=== Rows from a dataset of charts and code ===

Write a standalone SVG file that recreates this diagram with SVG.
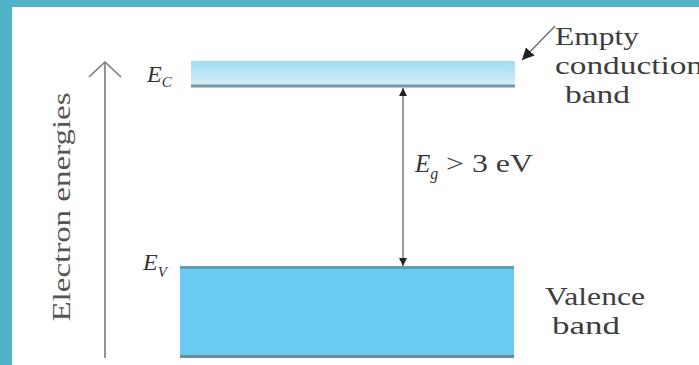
<svg xmlns="http://www.w3.org/2000/svg" width="699" height="365" viewBox="0 0 699 365">
<style>
.lbl{font-family:"Liberation Serif","Times New Roman",serif;font-size:26px;fill:#3d3d3d}
.sym{font-family:"Liberation Serif","Times New Roman",serif;font-style:italic;fill:#333}
.ax{stroke:#7a7a7a;stroke-width:1.6;fill:none}
.conn{stroke:#6e6e6e;stroke-width:1.4;fill:none}
</style>
<defs>
<linearGradient id="cb" x1="0" y1="0" x2="0" y2="1">
<stop offset="0" stop-color="#a2dcf1"/>
<stop offset="1" stop-color="#d4eff9"/>
</linearGradient>
<marker id="ah" viewBox="0 0 10 10" refX="10" refY="5" markerWidth="8" markerHeight="8" markerUnits="userSpaceOnUse" orient="auto-start-reverse">
<path d="M0,0 L10,5 L0,10 Z" fill="#222"/>
</marker>
<marker id="ah2" viewBox="0 0 10 10" refX="10" refY="5" markerWidth="12" markerHeight="12" markerUnits="userSpaceOnUse" orient="auto">
<path d="M0,0 L10,5 L0,10 Z" fill="#222"/>
</marker>
</defs>
<rect x="0" y="0" width="699" height="365" fill="#50b3c8"/>
<rect x="12" y="7" width="687" height="358" fill="#ffffff"/>

<g id="axis">
<line class="ax" x1="105" y1="62" x2="105" y2="358"/>
<polyline class="ax" points="89,77 105,62 121,77"/>
<text class="lbl" transform="translate(70,207) rotate(-90)" text-anchor="middle" style="font-size:25px;fill:#555" textLength="229" lengthAdjust="spacingAndGlyphs">Electron energies</text>
</g>

<g id="conduction-band">
<rect x="191" y="61" width="324" height="24" fill="url(#cb)"/>
<rect x="191" y="84.5" width="324" height="3" fill="#7896a4"/>
<text class="sym" x="147" y="82" font-size="24">E<tspan font-size="15" dy="5">C</tspan></text>
</g>

<g id="valence-band">
<rect x="180" y="267" width="334" height="90" fill="#6acaf2"/>
<rect x="180" y="266" width="334" height="3" fill="#5e9fb4"/>
<rect x="180" y="355" width="334" height="3" fill="#6d8d9b"/>
<text class="sym" x="143" y="270" font-size="24">E<tspan font-size="15" dy="7">V</tspan></text>
</g>

<g id="label-empty">
<text class="lbl" x="555" y="45" textLength="84" lengthAdjust="spacingAndGlyphs">Empty</text>
<text class="lbl" x="555" y="74" textLength="148" lengthAdjust="spacingAndGlyphs">conduction</text>
<text class="lbl" x="565" y="103" textLength="65" lengthAdjust="spacingAndGlyphs">band</text>
</g>

<g id="label-valence">
<text class="lbl" x="545" y="305" textLength="100" lengthAdjust="spacingAndGlyphs">Valence</text>
<text class="lbl" x="552" y="334" textLength="68" lengthAdjust="spacingAndGlyphs">band</text>
</g>

<g id="label-gap">
<text class="sym" x="415" y="172" font-size="25">E<tspan font-size="16" dy="7">g</tspan></text>
<text class="lbl" x="446" y="172" font-size="25" textLength="87" lengthAdjust="spacingAndGlyphs">&gt; 3 eV</text>
</g>

<g id="connectors">
<line class="conn" x1="403" y1="88" x2="403" y2="266" marker-start="url(#ah)" marker-end="url(#ah)"/>
<line class="conn" x1="555" y1="26" x2="522" y2="60" marker-end="url(#ah2)"/>
</g>
</svg>
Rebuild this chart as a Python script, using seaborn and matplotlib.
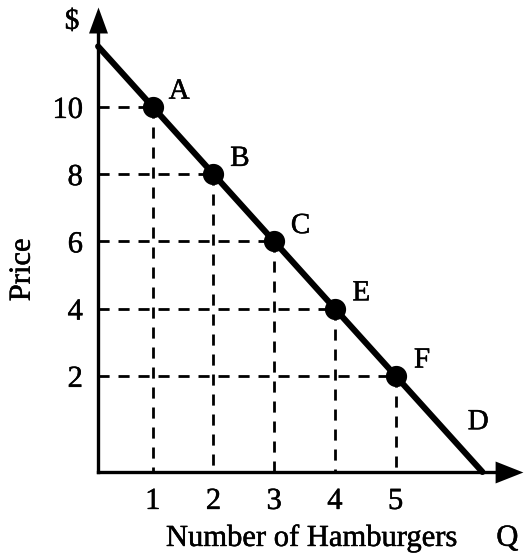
import matplotlib
matplotlib.use("Agg")
import matplotlib.pyplot as plt
import matplotlib.patheffects as pe
import seaborn as sns
import pandas as pd

# demand schedule points
points = ['A', 'B', 'C', 'E', 'F']
quantity = [1, 2, 3, 4, 5]
price = [10, 8, 6, 4, 2]

# demand curve end points (where it meets the axes)
line_q = [0.1, 1, 2, 3, 4, 5, 6.43]
line_p = [11.8, 10, 8, 6, 4, 2, -0.86]

x_ticks = [1, 2, 3, 4, 5]
y_ticks = [2, 4, 6, 8, 10]

# where the drawn axes cross
x0, y0 = 0.1, -0.85

sns.set_style('white')
plt.rcParams['font.family'] = ['Liberation Serif', 'DejaVu Serif']
plt.rcParams['text.color'] = 'black'

# scanned look: slightly heavier glyphs
thick = [pe.withStroke(linewidth=0.35, foreground='black')]

fig = plt.figure(figsize=(5.31, 5.54), dpi=100)
ax = fig.add_axes([0, 0, 1, 1])
ax.set_xlim(-1.516, 7.23)
ax.set_ylim(-3.30, 13.18)

df = pd.DataFrame({'Q': quantity, 'P': price, 'label': points})
curve = pd.DataFrame({'Q': line_q, 'P': line_p})

# dashed guides
for q, p in zip(quantity, price):
    ax.plot([x0, q], [p, p], ls=(0, (4, 3.2)), color='black', lw=2.0, zorder=1)
    ax.plot([q, q], [p, y0], ls=(0, (4, 3.2)), color='black', lw=2.0, zorder=1)

sns.lineplot(data=curve, x='Q', y='P', color='black', lw=4.4, sort=False, ax=ax, zorder=3)
sns.scatterplot(data=df, x='Q', y='P', color='black', s=200, edgecolor='black', ax=ax, zorder=4)

for _, r in df.iterrows():
    ax.annotate(r['label'], (r['Q'], r['P']), xytext=(19, 11), textcoords='offset points',
                ha='center', va='center', fontsize=21, path_effects=thick)
ax.text(6.36, 0.62, 'D', ha='center', va='center', fontsize=21, path_effects=thick)

# axes with arrow heads
for s in ['top', 'right']:
    ax.spines[s].set_visible(False)
ax.spines['left'].set_position(('data', x0))
ax.spines['bottom'].set_position(('data', y0))
ax.spines['left'].set_bounds(y0, 12.3)
ax.spines['bottom'].set_bounds(x0, 6.75)
for s in ['left', 'bottom']:
    ax.spines[s].set_linewidth(2.4)
    ax.spines[s].set_color('black')
up_head = [(0, 1), (-0.73, -1), (0.73, -1), (0, 1)]
right_head = [(1, 0), (-1, 0.79), (-1, -0.79), (1, 0)]
ax.plot(x0, 12.59, marker=up_head, ms=18.7, color='black', mew=0, clip_on=False, zorder=5)
ax.plot(6.87, y0, marker=right_head, ms=20, color='black', mew=0, clip_on=False, zorder=5)

ax.set_xticks(x_ticks)
ax.set_xticklabels([str(t) for t in x_ticks])
ax.set_yticks(y_ticks)
ax.set_yticklabels([str(t) for t in y_ticks])
ax.tick_params(length=0, pad=11, labelsize=22, colors='black')
for t in ax.get_xticklabels() + ax.get_yticklabels():
    t.set_path_effects(thick)
ax.set_xlabel('')
ax.set_ylabel('')

ax.text(-0.33, 12.53, '$', ha='center', va='center', fontsize=21, path_effects=thick)
ax.text(6.84, -2.83, 'Q', ha='center', va='center', fontsize=22, path_effects=thick)
ax.text(3.61, -2.83, 'Number of Hamburgers', ha='center', va='center', fontsize=22, path_effects=thick)
ax.text(-1.15, 5.15, 'Price', ha='center', va='center', rotation=90, fontsize=22, path_effects=thick)

fig.savefig('out.png', dpi=100)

=== Task objective ===
Copy all the lines of data exactly as they appear, dropping any images.

=== Result of the exercise ===
Write a standalone SVG file that recreates this diagram with SVG.
<svg xmlns="http://www.w3.org/2000/svg" width="699" height="365" viewBox="0 0 699 365">
<style>
.lbl{font-family:"Liberation Serif","Times New Roman",serif;font-size:26px;fill:#3d3d3d}
.sym{font-family:"Liberation Serif","Times New Roman",serif;font-style:italic;fill:#333}
.ax{stroke:#7a7a7a;stroke-width:1.6;fill:none}
.conn{stroke:#6e6e6e;stroke-width:1.4;fill:none}
</style>
<defs>
<linearGradient id="cb" x1="0" y1="0" x2="0" y2="1">
<stop offset="0" stop-color="#a2dcf1"/>
<stop offset="1" stop-color="#d4eff9"/>
</linearGradient>
<marker id="ah" viewBox="0 0 10 10" refX="10" refY="5" markerWidth="8" markerHeight="8" markerUnits="userSpaceOnUse" orient="auto-start-reverse">
<path d="M0,0 L10,5 L0,10 Z" fill="#222"/>
</marker>
<marker id="ah2" viewBox="0 0 10 10" refX="10" refY="5" markerWidth="12" markerHeight="12" markerUnits="userSpaceOnUse" orient="auto">
<path d="M0,0 L10,5 L0,10 Z" fill="#222"/>
</marker>
</defs>
<rect x="0" y="0" width="699" height="365" fill="#50b3c8"/>
<rect x="12" y="7" width="687" height="358" fill="#ffffff"/>

<g id="axis">
<line class="ax" x1="105" y1="62" x2="105" y2="358"/>
<polyline class="ax" points="89,77 105,62 121,77"/>
<text class="lbl" transform="translate(70,207) rotate(-90)" text-anchor="middle" style="font-size:25px;fill:#555" textLength="229" lengthAdjust="spacingAndGlyphs">Electron energies</text>
</g>

<g id="conduction-band">
<rect x="191" y="61" width="324" height="24" fill="url(#cb)"/>
<rect x="191" y="84.5" width="324" height="3" fill="#7896a4"/>
<text class="sym" x="147" y="82" font-size="24">E<tspan font-size="15" dy="5">C</tspan></text>
</g>

<g id="valence-band">
<rect x="180" y="267" width="334" height="90" fill="#6acaf2"/>
<rect x="180" y="266" width="334" height="3" fill="#5e9fb4"/>
<rect x="180" y="355" width="334" height="3" fill="#6d8d9b"/>
<text class="sym" x="143" y="270" font-size="24">E<tspan font-size="15" dy="7">V</tspan></text>
</g>

<g id="label-empty">
<text class="lbl" x="555" y="45" textLength="84" lengthAdjust="spacingAndGlyphs">Empty</text>
<text class="lbl" x="555" y="74" textLength="148" lengthAdjust="spacingAndGlyphs">conduction</text>
<text class="lbl" x="565" y="103" textLength="65" lengthAdjust="spacingAndGlyphs">band</text>
</g>

<g id="label-valence">
<text class="lbl" x="545" y="305" textLength="100" lengthAdjust="spacingAndGlyphs">Valence</text>
<text class="lbl" x="552" y="334" textLength="68" lengthAdjust="spacingAndGlyphs">band</text>
</g>

<g id="label-gap">
<text class="sym" x="415" y="172" font-size="25">E<tspan font-size="16" dy="7">g</tspan></text>
<text class="lbl" x="446" y="172" font-size="25" textLength="87" lengthAdjust="spacingAndGlyphs">&gt; 3 eV</text>
</g>

<g id="connectors">
<line class="conn" x1="403" y1="88" x2="403" y2="266" marker-start="url(#ah)" marker-end="url(#ah)"/>
<line class="conn" x1="555" y1="26" x2="522" y2="60" marker-end="url(#ah2)"/>
</g>
</svg>
Rebuild this chart as a Python script, using seaborn and matplotlib.
import matplotlib
matplotlib.use("Agg")
import matplotlib.pyplot as plt
import matplotlib.patheffects as pe
import seaborn as sns
import pandas as pd

# demand schedule points
points = ['A', 'B', 'C', 'E', 'F']
quantity = [1, 2, 3, 4, 5]
price = [10, 8, 6, 4, 2]

# demand curve end points (where it meets the axes)
line_q = [0.1, 1, 2, 3, 4, 5, 6.43]
line_p = [11.8, 10, 8, 6, 4, 2, -0.86]

x_ticks = [1, 2, 3, 4, 5]
y_ticks = [2, 4, 6, 8, 10]

# where the drawn axes cross
x0, y0 = 0.1, -0.85

sns.set_style('white')
plt.rcParams['font.family'] = ['Liberation Serif', 'DejaVu Serif']
plt.rcParams['text.color'] = 'black'

# scanned look: slightly heavier glyphs
thick = [pe.withStroke(linewidth=0.35, foreground='black')]

fig = plt.figure(figsize=(5.31, 5.54), dpi=100)
ax = fig.add_axes([0, 0, 1, 1])
ax.set_xlim(-1.516, 7.23)
ax.set_ylim(-3.30, 13.18)

df = pd.DataFrame({'Q': quantity, 'P': price, 'label': points})
curve = pd.DataFrame({'Q': line_q, 'P': line_p})

# dashed guides
for q, p in zip(quantity, price):
    ax.plot([x0, q], [p, p], ls=(0, (4, 3.2)), color='black', lw=2.0, zorder=1)
    ax.plot([q, q], [p, y0], ls=(0, (4, 3.2)), color='black', lw=2.0, zorder=1)

sns.lineplot(data=curve, x='Q', y='P', color='black', lw=4.4, sort=False, ax=ax, zorder=3)
sns.scatterplot(data=df, x='Q', y='P', color='black', s=200, edgecolor='black', ax=ax, zorder=4)

for _, r in df.iterrows():
    ax.annotate(r['label'], (r['Q'], r['P']), xytext=(19, 11), textcoords='offset points',
                ha='center', va='center', fontsize=21, path_effects=thick)
ax.text(6.36, 0.62, 'D', ha='center', va='center', fontsize=21, path_effects=thick)

# axes with arrow heads
for s in ['top', 'right']:
    ax.spines[s].set_visible(False)
ax.spines['left'].set_position(('data', x0))
ax.spines['bottom'].set_position(('data', y0))
ax.spines['left'].set_bounds(y0, 12.3)
ax.spines['bottom'].set_bounds(x0, 6.75)
for s in ['left', 'bottom']:
    ax.spines[s].set_linewidth(2.4)
    ax.spines[s].set_color('black')
up_head = [(0, 1), (-0.73, -1), (0.73, -1), (0, 1)]
right_head = [(1, 0), (-1, 0.79), (-1, -0.79), (1, 0)]
ax.plot(x0, 12.59, marker=up_head, ms=18.7, color='black', mew=0, clip_on=False, zorder=5)
ax.plot(6.87, y0, marker=right_head, ms=20, color='black', mew=0, clip_on=False, zorder=5)

ax.set_xticks(x_ticks)
ax.set_xticklabels([str(t) for t in x_ticks])
ax.set_yticks(y_ticks)
ax.set_yticklabels([str(t) for t in y_ticks])
ax.tick_params(length=0, pad=11, labelsize=22, colors='black')
for t in ax.get_xticklabels() + ax.get_yticklabels():
    t.set_path_effects(thick)
ax.set_xlabel('')
ax.set_ylabel('')

ax.text(-0.33, 12.53, '$', ha='center', va='center', fontsize=21, path_effects=thick)
ax.text(6.84, -2.83, 'Q', ha='center', va='center', fontsize=22, path_effects=thick)
ax.text(3.61, -2.83, 'Number of Hamburgers', ha='center', va='center', fontsize=22, path_effects=thick)
ax.text(-1.15, 5.15, 'Price', ha='center', va='center', rotation=90, fontsize=22, path_effects=thick)

fig.savefig('out.png', dpi=100)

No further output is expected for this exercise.